IP spoofing scams mostly occur at a location where internal systems trust one another in a way that users can have access without any username or password, provided they are connected with the network.
It involves the act of masquerading as a fake computer IP address in a way that would look like a legitimate one. In the course of IP spoofing, attackers convey a message to a computer system with a fake IP address which shows that the message is coming from a different IP address.
Domain Name System (DNS) Spoofing/ Poisoning
The term ‘spoofing’ has to do with impersonation. In this case, a hacker’s computer is impersonating a legitimate computer on a network. A domain name is simply a website name like ‘www.google.com’
DNS spoofing, let’s assume you want to visit Twitter and you type the domain name ‘www.twitter.com’ into your browser’s URL bar. This domain name is sent to a DNS server which converts the domain name of Twitter into an IP address example 172.28.213.15 which is supposed to be the IP address of Twitter’s official computer server.
The hacker spoofs it by deceiving the DNS server to convert Twitter’s domain name into a different hacker-controlled IP address which takes you to the hacker’s server instead of Twitter’s server.
The attackers could have designed a fake Twitter page and hosted it on his spoofed server. Once you attempt to log in, they can steal your password and use it to access your account.
The result of DNS poisoning is that any information you send is routed through the hacker before it gets to the web. This allows them to steal your passwords and access your accounts.
This online fraud, also known as a homograph attack occurs when a hacker makes use of a domain name that greatly resembles the website you are trying to visit. Perpetrating this act, the hacker replaces the characters in the fake domain name with other non-ASCII characters that look much alike in appearance.
It will be designed in such a way that you may not notice the difference, as you would be assured about the secure connection of the browser. To begin the process of HTTP spoofing, the cyber attacker’s first step is to register a domain name that resembles yours.

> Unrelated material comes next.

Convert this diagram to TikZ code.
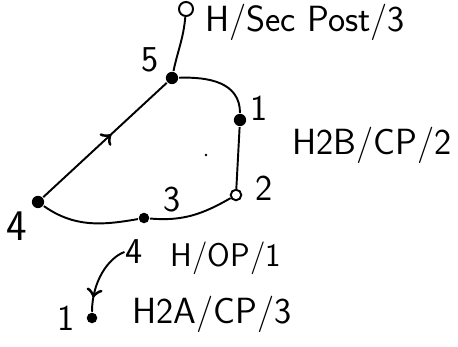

The scammer would then proceed to send a link to you, and you may likely not notice that you are visiting a fake version of the site you planned to go to because the majority of browsers display puny code host names in their address bar. One such example is:
It’s Google.com not ɢoogle.com
This scamming system is designed to even prove to you that the website’s SSL certificate is real, thereby preventing you from detecting the fraud.
When you visit a website, you might notice a popup prompting you to allow cookies. Cookies refer to your personal information stored temporarily in your computer’s cache memory and are deleted after you leave the site. (Here’s how to disable Cookies notice for good).

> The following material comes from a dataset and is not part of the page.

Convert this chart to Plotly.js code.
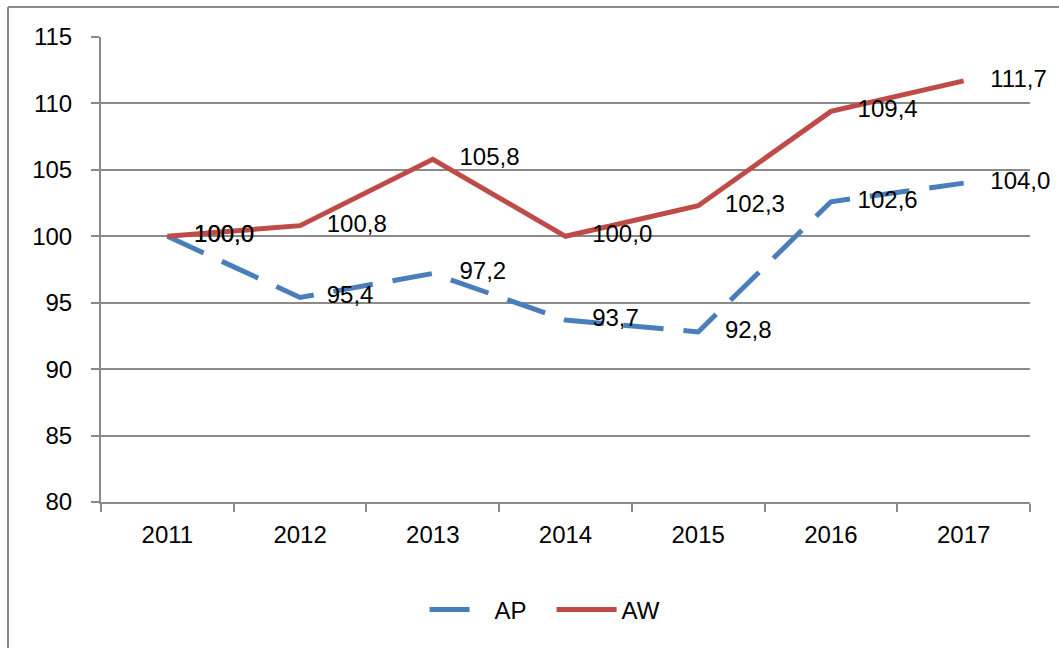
<!DOCTYPE html>
<html>
<head>
<meta charset="utf-8">
<script src="https://cdn.plot.ly/plotly-3.0.1.min.js"></script>
<style>
  body { margin: 0; background: #fff; }
  #chart { width: 1059px; height: 648px; }
</style>
</head>
<body>
<div id="chart"></div>
<script>
// index values, 2011 = 100
var years = ["2011", "2012", "2013", "2014", "2015", "2016", "2017"];
var apValues = [100.0, 95.4, 97.2, 93.7, 92.8, 102.6, 104.0];
var awValues = [100.0, 100.8, 105.8, 100.0, 102.3, 109.4, 111.7];

// excel style labels: decimal comma, pushed a bit right of the point
function fmt(v) {
    return "\u00a0\u00a0\u00a0\u00a0" + v.toFixed(1).replace(".", ",");
}

var labelFont = {family: "Liberation Sans, Arial, sans-serif", size: 24, color: "#000"};

var ap = {
    x: years,
    y: apValues,
    name: "AP\u00a0\u00a0\u00a0",
    type: "scatter",
    mode: "lines+text",
    line: {color: "#4a7ebb", width: 5, dash: "40px,20px"},
    text: apValues.map(fmt),
    textposition: "middle right",
    textfont: labelFont,
    cliponaxis: false
};

var aw = {
    x: years,
    y: awValues,
    name: "AW",
    type: "scatter",
    mode: "lines+text",
    line: {color: "#be4b48", width: 5},
    text: awValues.map(fmt),
    textposition: "middle right",
    textfont: labelFont,
    cliponaxis: false
};

var frame = {color: "#8a8a8a", width: 2};

var layout = {
    width: 1059,
    height: 648,
    margin: {l: 101, r: 29, t: 37, b: 146},
    paper_bgcolor: "#fff",
    plot_bgcolor: "#fff",
    font: labelFont,
    hovermode: false,
    showlegend: true,
    legend: {
        orientation: "h",
        x: 0.478,
        xanchor: "center",
        y: -0.232,
        yanchor: "middle",
        font: labelFont,
        itemwidth: 60
    },
    xaxis: {
        type: "category",
        range: [-0.5, 6.5],
        showgrid: false,
        showline: true,
        linecolor: "#8a8a8a",
        linewidth: 2,
        ticks: "outside",
        tickson: "boundaries",
        ticklen: 8,
        tickcolor: "#8a8a8a",
        tickwidth: 2,
        ticklabelstandoff: 10,
        tickfont: labelFont
    },
    yaxis: {
        range: [80, 115],
        dtick: 5,
        showgrid: true,
        gridcolor: "#8a8a8a",
        gridwidth: 2,
        zeroline: false,
        showline: true,
        linecolor: "#8a8a8a",
        linewidth: 2,
        ticks: "outside",
        ticklen: 8,
        tickcolor: "#8a8a8a",
        tickwidth: 2,
        ticklabelstandoff: 14,
        tickfont: labelFont
    },
    shapes: [
        {type: "line", xref: "paper", yref: "paper", x0: -0.1001, x1: -0.1001, y0: -0.32, y1: 1.0645, line: frame},
        {type: "line", xref: "paper", yref: "paper", x0: -0.1001, x1: 1.04, y0: 1.0645, y1: 1.0645, line: frame}
    ]
};

Plotly.newPlot("chart", [ap, aw], layout, {displayModeBar: false, staticPlot: true});
</script>
</body>
</html>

Cookies contain a unique ‘session ID’ number which if gotten by a hacker, will enable them to take over your session. An attacker can steal your cookies using different means such as phishing scams where they send you an email containing a malicious link. When you click on the link, it will install malware for session hijacking.
The point here is, that once an attacker steals your cookie or gets your session ID, they can take over your browsing session and if you were visiting a bank website, they can steal your funds. You may notice the page freeze, or some technical difficulty while this is going on and when it’s over, your money is gone.
Don’t Be Caught Off Guard
- Never download files from suspicious emails, messages, or contacts. Also, never click a link shared by an unknown source, or enter your account details and password on websites that you don’t trust.
- Ensure that your two-factor authentication is enabled. Or you can also use token-based logins.
- Don’t send PINs, passwords, and your financial details via text or email.
- To guard against IP Spoofing, ensure you use a Virtual Private Network (VPN). Or use anti-malware software with web protection, that blocks unknown websites.